On October 9, 2019, the Centers for Medicare and Medicaid Services (CMS) and the Department of Health and Human Services Office of Inspector General (OIG) issued long-awaited proposed changes “to modernize and clarify the regulations that interpret” the Physician Self-Referral Law (Stark Law) and the federal Anti-Kickback Statute (AKS).
CMS and OIG are expected to finalize these proposed changes in 2020. These changes are anticipated to clarify and simplify the process that entities use to understand if their physician arrangements are in compliance with both regulations. Providers should be prepared to evaluate and update their arrangements as necessary to ensure they follow CMS and OIG’s suit in a move towards a value-based care system.
CMS’ proposed rule:
- includes new exceptions for value-based arrangements, donations of cybersecurity technology
- provides guidance on how to determine whether compensation paid to a physician is fair market value
- provides “clarity and guidance” on technical compliance requirements that are intended to reduce administrative burden
- solicits comments about price transparency in the context of the Stark Law and whether to require cost-of-care information at the point of a referral for an item or service
OIG’s proposed rule includes:
- six new AKS safe harbors (three of which are for value-based arrangements)
- modifications to four existing AKS safe harbors
- a codification of the statutory exception to the AKS definition of “remuneration” related to ACO Beneficiary Incentive Programs for Medicare Shared Savings Programs
- an amendment to the definition of “remuneration” in the Beneficiary Inducement Civil Monetary Penalty rules related to an exception for telehealth technologies furnished to certain in-home dialysis patients
Bricker & Eckler published a series of articles summarizing many of the proposed changes to the regulations, which are linked below.
Key Stark Law definitions
CMS’ proposed changes to the regulations interpreting the Stark Law include bright-line rules to clarify several key terms used in the Stark Law exceptions. Specifically, CMS proposes changes to the terms “commercial reasonableness,” “takes into account the volume or value of referrals or other business generated,” and “fair market value.”
Scope and application of Stark Law regulations
CMS is proposing to recalibrate the scope and application of the Stark Law regulations. These clarifications provide helpful insight into how CMS interprets the Stark Law and, in some instances, proposes to modify the existing regulations.
Profit shares for group practices
CMS proposed changes to the special rules for profit shares and productivity bonuses paid by group practices to physicians.

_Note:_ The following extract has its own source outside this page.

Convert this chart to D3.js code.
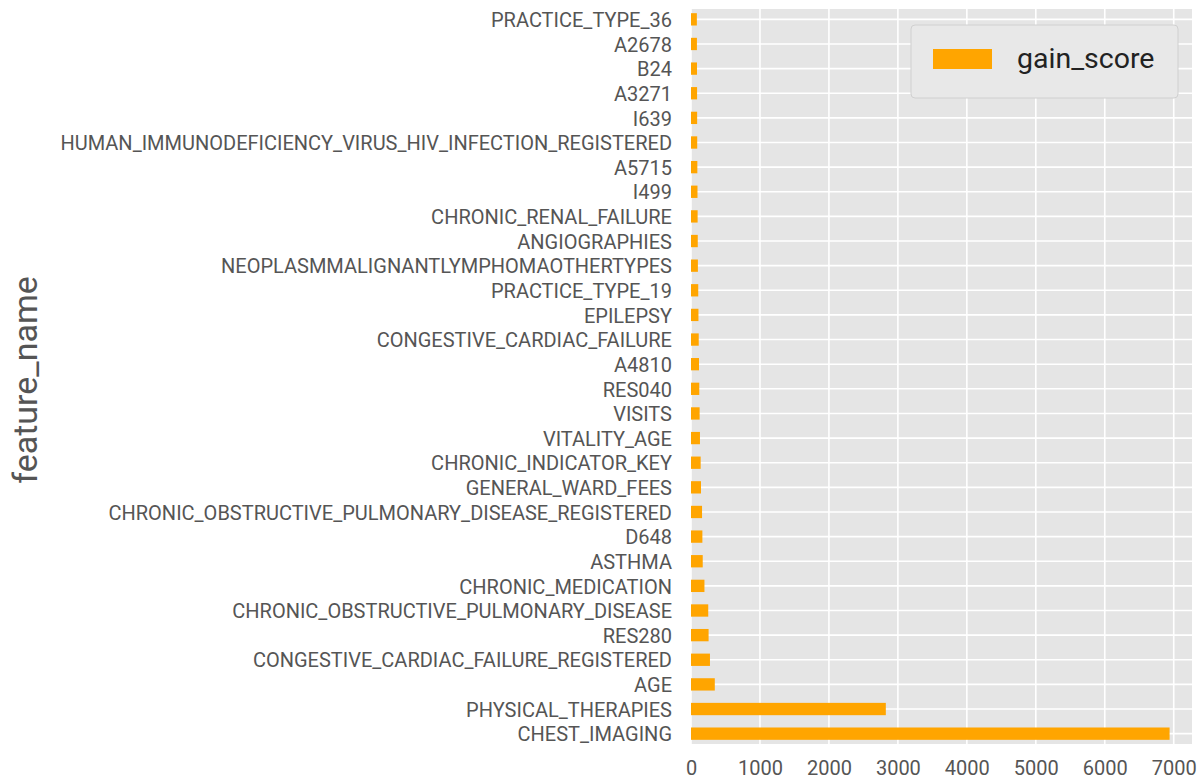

Donation of EHR and cybersecurity technology/services
OIG and CMS have both proposed modifications to the existing AKS safe harbor and Stark Law exception for the donation of electronic health records (EHR) items and services. The agencies have also proposed a new safe harbor and new exception for donations of cybersecurity technology and services.
Value-based care exceptions
CMS has proposed three new compensation exceptions for direct and indirect value-based arrangements: full financial risk exception, meaningful downside financial risk exception and value-based arrangements exception. OIG also has proposed three new safe harbors: full financial risk safe harbor, substantial downside financial risk safe harbor and care coordination safe harbor.
Correcting administrative and operational errors
CMS has proposed clarifications addressing whether mistaken payments of excess or insufficient compensation that differ from the amount indicated in the written agreement result in noncompliance. It has also clarified how certain administrative and operational mistakes can be resolved.
Anti-Kickback Statute safe harbors
OIG has proposed changes to the AKS’s regulatory safe harbors, including the personal services and management contracts safe harbor, warranty safe harbor and local transportation safe harbor.
Limited remuneration to a physician
CMS has proposed a new exception for limited remuneration to a physician. This exception is designed to offer protection for certain non-abusive arrangements that cannot satisfy existing Stark Law exceptions due to reasons including the dollar limit, documentation, signature and/or the “set in advance” requirement.